Records with drawing code:
----------------------------------------

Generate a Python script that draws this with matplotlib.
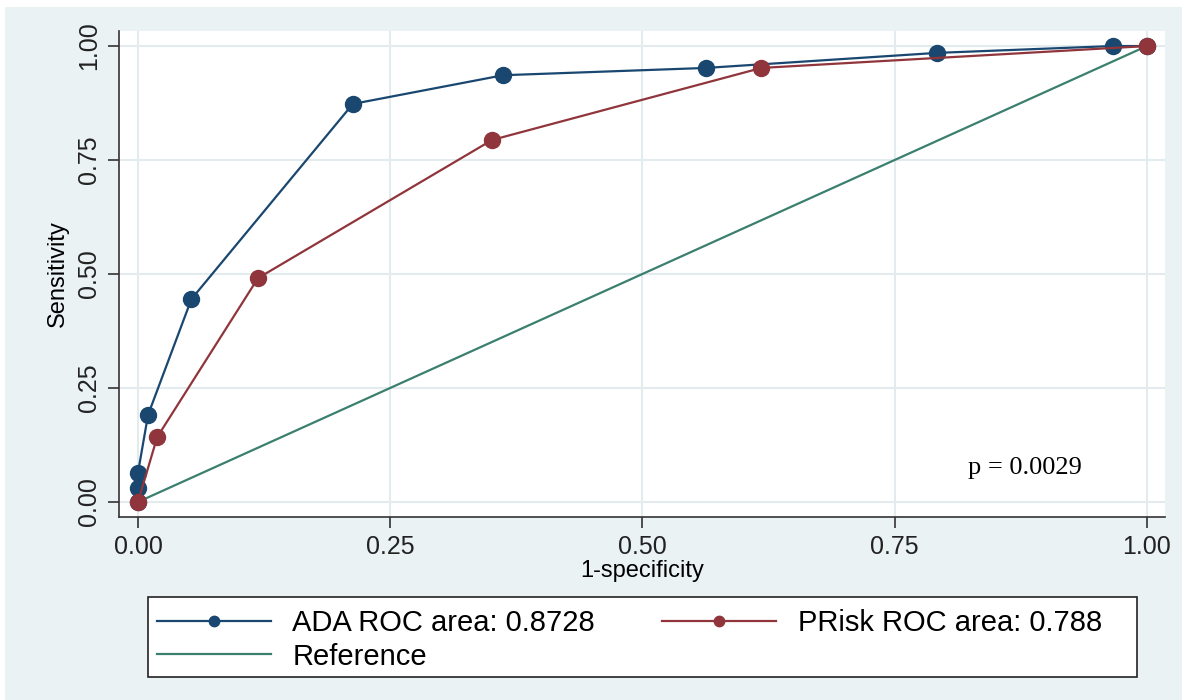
import matplotlib
matplotlib.use("Agg")
import matplotlib.pyplot as plt
from matplotlib.patches import Rectangle

# ROC points (1-specificity, sensitivity)
ada_fpr = [0.0, 0.0, 0.0, 0.010, 0.053, 0.213, 0.362, 0.563, 0.792, 0.966, 1.0]
ada_tpr = [0.0, 0.031, 0.064, 0.191, 0.445, 0.873, 0.936, 0.952, 0.985, 1.0, 1.0]
prisk_fpr = [0.0, 0.019, 0.119, 0.351, 0.618, 1.0]
prisk_tpr = [0.0, 0.142, 0.491, 0.794, 0.952, 1.0]
ref_xy = [0.0, 1.0]

labels = ["ADA ROC area: 0.8728", "PRisk ROC area: 0.788", "Reference"]
ticks = [0.0, 0.25, 0.5, 0.75, 1.0]
tick_labels = ["0.00", "0.25", "0.50", "0.75", "1.00"]
p_text = "p = 0.0029"

navy = "#1a476f"
maroon = "#90353b"
green = "#3b7f6e"
bg = "#eaf2f3"

plt.rcParams["font.family"] = ["Liberation Sans", "DejaVu Sans"]

W, H = 1182, 700
fig = plt.figure(figsize=(W / 100, H / 100), dpi=100, facecolor="white")
fig.patches.append(Rectangle((5 / W, 0), 1, 1 - 7 / H, transform=fig.transFigure,
                             facecolor=bg, edgecolor="none", zorder=-10))

ax = fig.add_axes([119 / W, 1 - 517 / H, (1165 - 119) / W, (517 - 31) / H])
ax.set_facecolor("white")

l_ref, = ax.plot(ref_xy, ref_xy, color=green, lw=1.6, zorder=2)
l_ada, = ax.plot(ada_fpr, ada_tpr, color=navy, lw=1.6, marker="o", ms=11.5, zorder=3)
l_pr, = ax.plot(prisk_fpr, prisk_tpr, color=maroon, lw=1.6, marker="o", ms=11.5, zorder=4)

ax.set_xlim(-0.0188, 1.018)
ax.set_ylim(-0.033, 1.033)
ax.set_xticks(ticks)
ax.set_xticklabels(tick_labels)
ax.set_yticks(ticks)
ax.set_yticklabels(tick_labels, rotation=90, va="center")
ax.grid(True, color="#e3ebee", lw=1.5, zorder=0)
ax.set_axisbelow(True)

for s in ["top", "right"]:
    ax.spines[s].set_visible(False)
for s in ["left", "bottom"]:
    ax.spines[s].set_color("#333333")
    ax.spines[s].set_linewidth(1.2)
ax.tick_params(direction="out", length=8, width=1.2, color="#333333",
               labelsize=18, labelcolor="#222222", pad=5)

ax.set_xlabel("1-specificity", fontsize=17, labelpad=1)
ax.set_ylabel("Sensitivity", fontsize=17, labelpad=6)

ax.text(0.823, 0.075, p_text, fontsize=19, family="Liberation Serif", va="center", ha="left")

# legend box drawn separately (stata leaves extra room on the right)
fig.patches.append(Rectangle((148 / W, 1 - 677 / H), (1137 - 148) / W, 80 / H,
                             transform=fig.transFigure, facecolor="white",
                             edgecolor="#222222", lw=1.2, zorder=1))
leg = fig.legend([l_ada, l_ref, l_pr], [labels[0], labels[2], labels[1]],
                 loc="upper left", bbox_to_anchor=(148 / W, 1 - 600 / H),
                 ncol=2, fontsize=21, handlelength=3.9, markerscale=0.65,
                 frameon=False, borderaxespad=0, labelspacing=0.2,
                 borderpad=0.3, handletextpad=0.75, columnspacing=2.3)
leg.set_zorder(2)

fig.savefig("out.png", dpi=100, facecolor=fig.get_facecolor())
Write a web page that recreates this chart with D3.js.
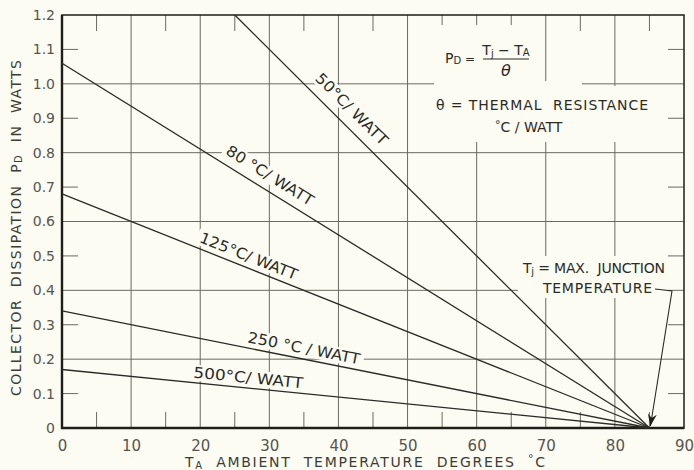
<!DOCTYPE html>
<html>
<head>
<meta charset="utf-8">
<script src="https://cdn.jsdelivr.net/npm/d3@7/dist/d3.min.js"></script>
<style>
  html, body { margin: 0; padding: 0; background: #fcfcf3; }
  svg { display: block; font-family: "DejaVu Sans", sans-serif; }
  svg text { white-space: pre; }
</style>
</head>
<body>
<script>
// Chart values
const ratings = ['50', '80', '125', '250', '500'];          // thermal resistance, °C / watt
const startTemp = [25, 0, 0, 0, 0];                           // Ta where each line enters the grid
const startPower = [1.2, 1.06, 0.68, 0.34, 0.17];             // Pd at that point, watts
const endTemp = [85, 85, 85, 85, 85];                         // max junction temperature
const endPower = [0, 0, 0, 0, 0];
const lineLabels = ['50°C/ WATT', '80 °C/ WATT', '125°C/ WATT', '250 °C / WATT', '500°C/ WATT'];

const xTicks = [0, 10, 20, 30, 40, 50, 60, 70, 80, 90];
const yTicks = [0, 0.1, 0.2, 0.3, 0.4, 0.5, 0.6, 0.7, 0.8, 0.9, 1.0, 1.1, 1.2];
const yTickLabels = ['0', '0.1', '0.2', '0.3', '0.4', '0.5', '0.6', '0.7', '0.8', '0.9', '1.0', '1.1', '1.2'];

// label placement along each line (layout only)
const labelAt = [40.3, 29.0, 26.4, 34.7, 26.8];
const labelOffset = [16, 14.5, 11.5, 11, 10.5];
const labelLength = [95, 100, 104, 114, 110];

const paper = '#fcfcf3';
const ink = '#2b2b25';
const gridInk = '#6a6a60';

const width = 694, height = 470;
const svg = d3.select('body').append('svg')
    .attr('width', width)
    .attr('height', height);

svg.append('rect').attr('width', width).attr('height', height).attr('fill', paper);

const x = d3.scaleLinear().domain([0, 90]).range([62, 684]);
const y = d3.scaleLinear().domain([0, 1.2]).range([428, 15]);

// grid: full lines at major values, short ticks at the in-between ones
const grid = svg.append('g').attr('stroke', gridInk).attr('stroke-width', 1);

grid.selectAll('.vgrid')
    .data(xTicks.filter(d => d > 0 && d < 90))
    .enter().append('line')
    .attr('x1', d => x(d)).attr('x2', d => x(d))
    .attr('y1', y(1.2)).attr('y2', y(0));

grid.selectAll('.hgrid')
    .data([0.2, 0.4, 0.6, 0.8, 1.0])
    .enter().append('line')
    .attr('x1', x(0)).attr('x2', x(90))
    .attr('y1', d => y(d)).attr('y2', d => y(d));

const halfX = xTicks.slice(0, -1).map(d => d + 5);
grid.selectAll('.xbot')
    .data(halfX)
    .enter().append('line')
    .attr('x1', d => x(d)).attr('x2', d => x(d))
    .attr('y1', y(0)).attr('y2', y(0) - 16);
grid.selectAll('.xtop')
    .data(halfX)
    .enter().append('line')
    .attr('x1', d => x(d)).attr('x2', d => x(d))
    .attr('y1', y(1.2)).attr('y2', y(1.2) + 16);

const oddY = [0.1, 0.3, 0.5, 0.7, 0.9, 1.1];
grid.selectAll('.yleft')
    .data(oddY)
    .enter().append('line')
    .attr('x1', x(0)).attr('x2', x(0) + 16)
    .attr('y1', d => y(d)).attr('y2', d => y(d));
grid.selectAll('.yright')
    .data(oddY)
    .enter().append('line')
    .attr('x1', x(90)).attr('x2', x(90) - 16)
    .attr('y1', d => y(d)).attr('y2', d => y(d));

// blank paper behind the lettering, as on the drawn chart
const blanks = svg.append('g').attr('fill', paper);
blanks.append('rect').attr('x', 434).attr('y', 25).attr('width', 110).attr('height', 62);
blanks.append('rect').attr('x', 430).attr('y', 86).attr('width', 232).attr('height', 56);
blanks.append('rect').attr('x', 544).attr('y', 81).attr('width', 38).attr('height', 6);
blanks.append('rect').attr('x', 518).attr('y', 256).attr('width', 150).attr('height', 42);

// frame
svg.append('rect')
    .attr('x', x(0)).attr('y', y(1.2))
    .attr('width', x(90) - x(0)).attr('height', y(0) - y(1.2))
    .attr('fill', 'none').attr('stroke', ink).attr('stroke-width', 1.6);
svg.append('path')
    .attr('d', `M${x(0)},${y(1.2)}V${y(0)}H${x(90)}`)
    .attr('fill', 'none').attr('stroke', '#1e1e1a').attr('stroke-width', 2.4);

// line labels with a paper patch behind them
const series = ratings.map((r, i) => ({
    rating: r,
    p0: [startTemp[i], startPower[i]],
    p1: [endTemp[i], endPower[i]],
    label: lineLabels[i],
    at: labelAt[i],
    offset: labelOffset[i],
    len: labelLength[i]
}));

series.forEach(s => {
    const dx = x(s.p1[0]) - x(s.p0[0]);
    const dy = y(s.p1[1]) - y(s.p0[1]);
    const angle = Math.atan2(dy, dx) * 180 / Math.PI;
    const t = (s.at - s.p0[0]) / (s.p1[0] - s.p0[0]);
    const pd = s.p0[1] + t * (s.p1[1] - s.p0[1]);

    const g = svg.append('g')
        .attr('transform', `translate(${x(s.at)},${y(pd)}) rotate(${angle})`);
    const text = g.append('text')
        .attr('x', 0).attr('y', -s.offset)
        .attr('dy', '0.36em')
        .attr('text-anchor', 'middle')
        .attr('font-size', 15)
        .attr('fill', ink)
        .attr('textLength', s.len)
        .attr('lengthAdjust', 'spacingAndGlyphs')
        .text(s.label);
    const bb = text.node().getBBox();
    g.insert('rect', 'text')
        .attr('x', bb.x - 3).attr('y', bb.y + 1)
        .attr('width', bb.width + 6).attr('height', bb.height - 2)
        .attr('fill', paper);
});

// the rating lines
svg.append('g')
    .selectAll('line')
    .data(series)
    .enter().append('line')
    .attr('x1', d => x(d.p0[0])).attr('y1', d => y(d.p0[1]))
    .attr('x2', d => x(d.p1[0])).attr('y2', d => y(d.p1[1]))
    .attr('stroke', ink)
    .attr('stroke-width', 1.3);

// tick labels
const xAxis = svg.append('g')
    .attr('transform', `translate(0,${y(0)})`)
    .call(d3.axisBottom(x).tickValues(xTicks).tickSize(0).tickPadding(12));
xAxis.select('.domain').remove();
xAxis.selectAll('text')
    .attr('font-family', '"DejaVu Sans", sans-serif')
    .attr('font-size', 15)
    .attr('fill', '#55554d');

const yAxis = svg.append('g')
    .attr('transform', `translate(${x(0)},0)`)
    .call(d3.axisLeft(y).tickValues(yTicks).tickFormat((d, i) => yTickLabels[i]).tickSize(0).tickPadding(7));
yAxis.select('.domain').remove();
yAxis.selectAll('text')
    .attr('font-family', '"DejaVu Sans", sans-serif')
    .attr('font-size', 14)
    .attr('fill', '#55554d');

// axis titles
const xTitle = svg.append('text')
    .attr('x', 185).attr('y', 467)
    .attr('font-size', 14)
    .attr('fill', '#3c3c36')
    .attr('textLength', 360)
    .attr('lengthAdjust', 'spacing');
xTitle.append('tspan').text('T');
xTitle.append('tspan').attr('font-size', 10).attr('dy', 2).text('A');
xTitle.append('tspan').attr('dy', -2).text('  AMBIENT  TEMPERATURE  DEGREES  ');
xTitle.append('tspan').attr('font-size', 11).attr('dy', -5).text('°');
xTitle.append('tspan').attr('dy', 5).text('C');

const yTitle = svg.append('text')
    .attr('transform', 'translate(21,228) rotate(-90)')
    .attr('x', -168).attr('y', 0)
    .attr('font-size', 14)
    .attr('fill', '#3c3c36')
    .attr('textLength', 336)
    .attr('lengthAdjust', 'spacing');
yTitle.append('tspan').text('COLLECTOR  DISSIPATION  P');
yTitle.append('tspan').attr('font-size', 10).attr('dy', 1).text('D');
yTitle.append('tspan').attr('dy', -1).text('  IN  WATTS');

// formula block
const formula = svg.append('g').attr('fill', ink).attr('font-size', 14);
const pd = formula.append('text').attr('x', 445).attr('y', 63);
pd.append('tspan').text('P');
pd.append('tspan').attr('font-size', 10).attr('dy', 1).text('D');
pd.append('tspan').attr('dy', -1).attr('font-size', 12).text(' =');

const num = formula.append('text').attr('x', 506).attr('y', 55).attr('text-anchor', 'middle');
num.append('tspan').text('T');
num.append('tspan').attr('font-size', 10).attr('dy', 2).text('j');
num.append('tspan').attr('dy', -2).text(' − T');
num.append('tspan').attr('font-size', 10).attr('dy', 1).text('A');

formula.append('line')
    .attr('x1', 483).attr('x2', 529).attr('y1', 59).attr('y2', 59)
    .attr('stroke', ink).attr('stroke-width', 1.2);
formula.append('text')
    .attr('x', 506).attr('y', 76)
    .attr('text-anchor', 'middle')
    .attr('font-size', 16).attr('font-style', 'italic')
    .text('θ');

formula.append('text')
    .attr('x', 436).attr('y', 110)
    .attr('textLength', 212).attr('lengthAdjust', 'spacing')
    .text('θ = THERMAL  RESISTANCE');
const unit = formula.append('text').attr('x', 495).attr('y', 132);
unit.append('tspan').attr('font-size', 11).attr('dy', -4).text('°');
unit.append('tspan').attr('dy', 4).text('C / WATT');

// junction temperature note and arrow
const note = svg.append('g').attr('fill', ink).attr('font-size', 14);
const tj = note.append('text').attr('x', 523).attr('y', 273)
    .attr('textLength', 142).attr('lengthAdjust', 'spacing');
tj.append('tspan').text('T');
tj.append('tspan').attr('font-size', 10).attr('dy', 2).text('j');
tj.append('tspan').attr('dy', -2).text(' = MAX.  JUNCTION');
note.append('text').attr('x', 543).attr('y', 293)
    .attr('textLength', 109).attr('lengthAdjust', 'spacing')
    .text('TEMPERATURE');

const tipX = x(85) + 1, tipY = y(0) - 2;
svg.append('path')
    .attr('d', `M655,289L672,291L${tipX},${tipY}`)
    .attr('fill', 'none').attr('stroke', ink).attr('stroke-width', 1.1);
const ang = Math.atan2(tipY - 291, tipX - 672);
const head = [[0, 0], [-12, -4.5], [-8, 0], [-12, 4.5]].map(([a, b]) => [
    tipX + a * Math.cos(ang) - b * Math.sin(ang),
    tipY + a * Math.sin(ang) + b * Math.cos(ang)
]);
svg.append('path')
    .attr('d', 'M' + head.join('L') + 'Z')
    .attr('fill', '#1e1e1a');
</script>
</body>
</html>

----------------------------------------

Begin at the first line of the records and please reproduce every line exactly through the one containing "from matplotlib.patches import Rectangle", leaving all pictures out.

Generate a Python script that draws this with matplotlib.
import matplotlib
matplotlib.use("Agg")
import matplotlib.pyplot as plt
from matplotlib.patches import Rectangle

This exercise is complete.